Sánchez: NATO-Ziele auch ohne Fünf-Prozent-Marke erreichbar
Spaniens Regierungschef Pedro Sánchez bekräftigte indes, dass sein Land die NATO-Ziele auch ohne Verteidigungsausgaben von fünf Prozent der Wirtschaftsleistung erfüllen kann. Spanien wende dieses Jahr 2,1 Prozent des BIP auf, und könne damit alle Anforderungen der NATO an Spanien erfüllen, beteuerte der Sozialist.
Es gebe mit der NATO abgestimmte Vorgaben, was Spanien zur Verteidigungsfähigkeit des Bündnisses beitragen solle, sagte Sánchez. Das spanische Militär habe ihm versichert, dass es diesen Anforderungen mit zwei Prozent des BIP gerecht werden könne.
Belgiens Regierungschef Bart De Wever äußerte sich jedoch skeptisch, dass Spanien die NATO-Ziele mit weniger Geld als die anderen Mitglieder der Allianz erfüllen könne. "Wenn er das mit 2,1 Prozent schafft, ist er ein Genie - und Genialität inspiriert die Menschen", sagte er in Den Haag.
Trump nennt Spaniens Haltung "unfair"
US-Präsident Trump hatte kurz vor seiner Ankunft beim NATO-Gipfel gleich mehrmals seine Unzufriedenheit mit Spanien geäußert. Vor Journalisten sagte er auf dem Flug von Washington nach Europa mit Blick auf die Verteidigungsausgaben, was Spanien mache, sei "unfair" den anderen gegenüber.
Zudem postete er auf Truth Social eine Auflistung von Verteidigungsausgaben, in der Spanien ganz unten rangierte. Ein befürchteter Eklat auf dem Gipfel blieb jedoch aus. Sánchez ging Trump nach Angaben spanischer Medien bewusst aus dem Weg.
Zusammenfassung
- Die Verteidigungsausgaben sollen steigen.
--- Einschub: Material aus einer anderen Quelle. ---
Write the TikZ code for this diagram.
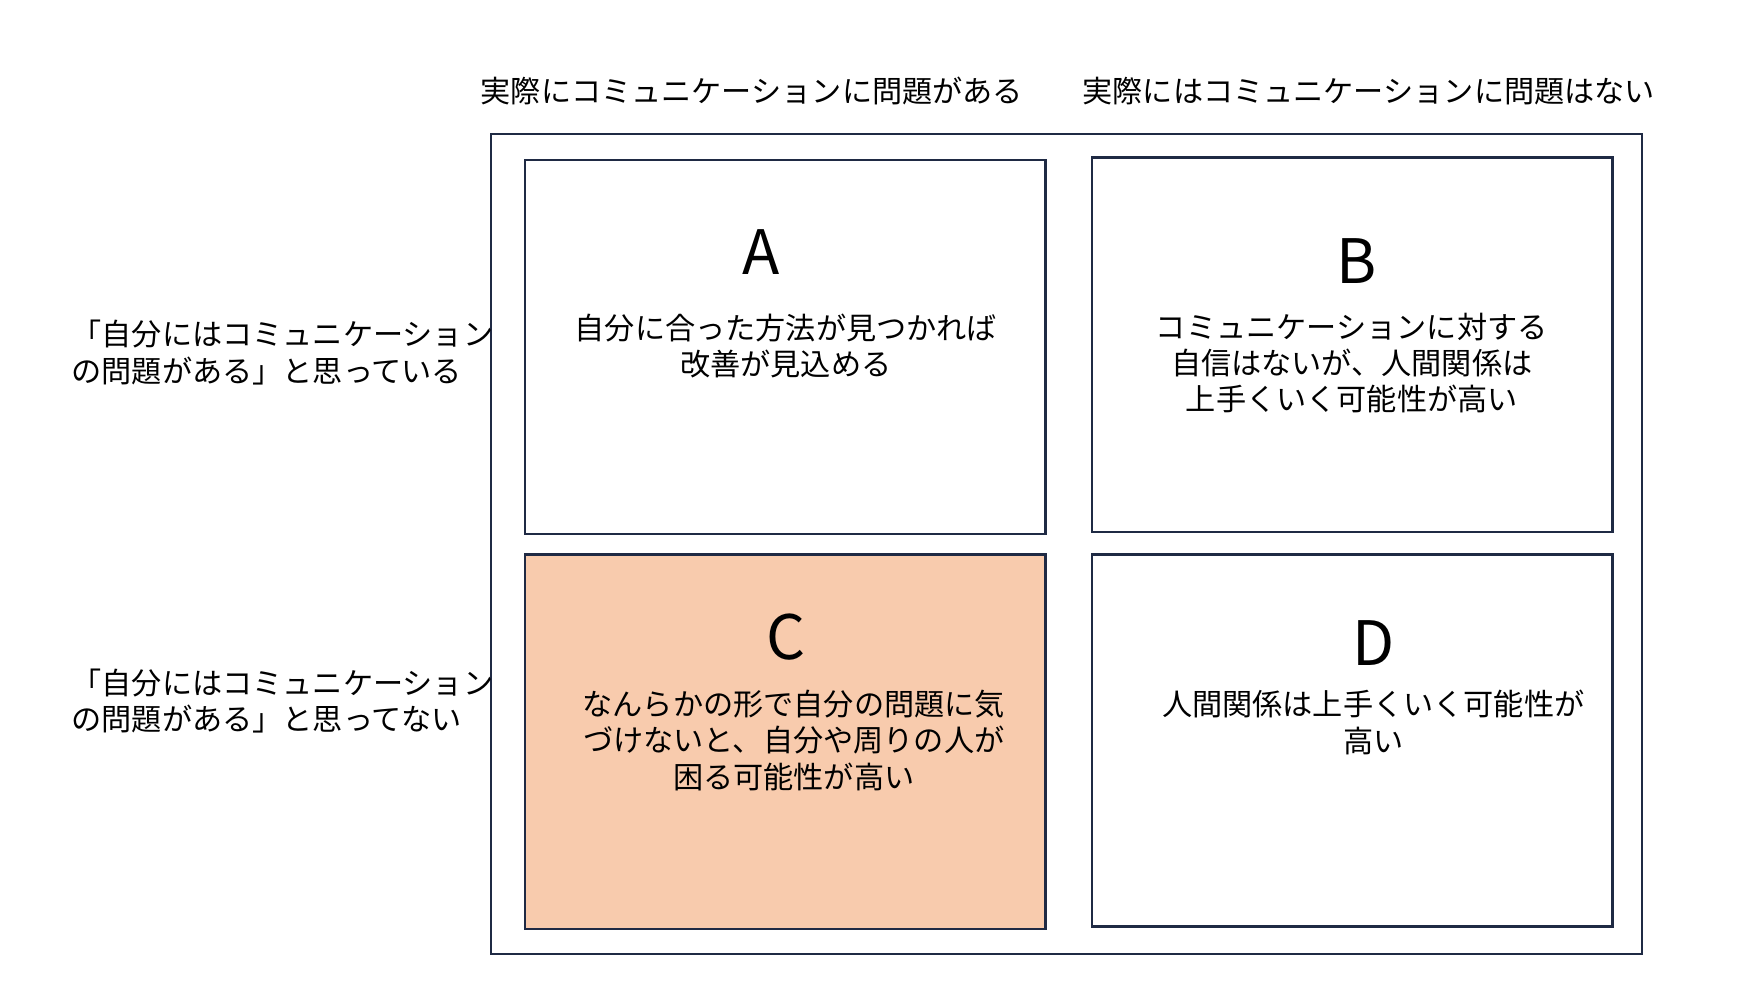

Darauf einigte sich die NATO am Mittwoch.
- Beim Gipfeltreffen in Den Haag haben sich die NATO-Staaten dazu verpflichtet, "spätestens ab 2035 jährlich 5 Prozent des BIP in Kernanforderungen im Verteidigungsbereich sowie in verteidigungs- und sicherheitsrelevante Ausgaben zu investieren".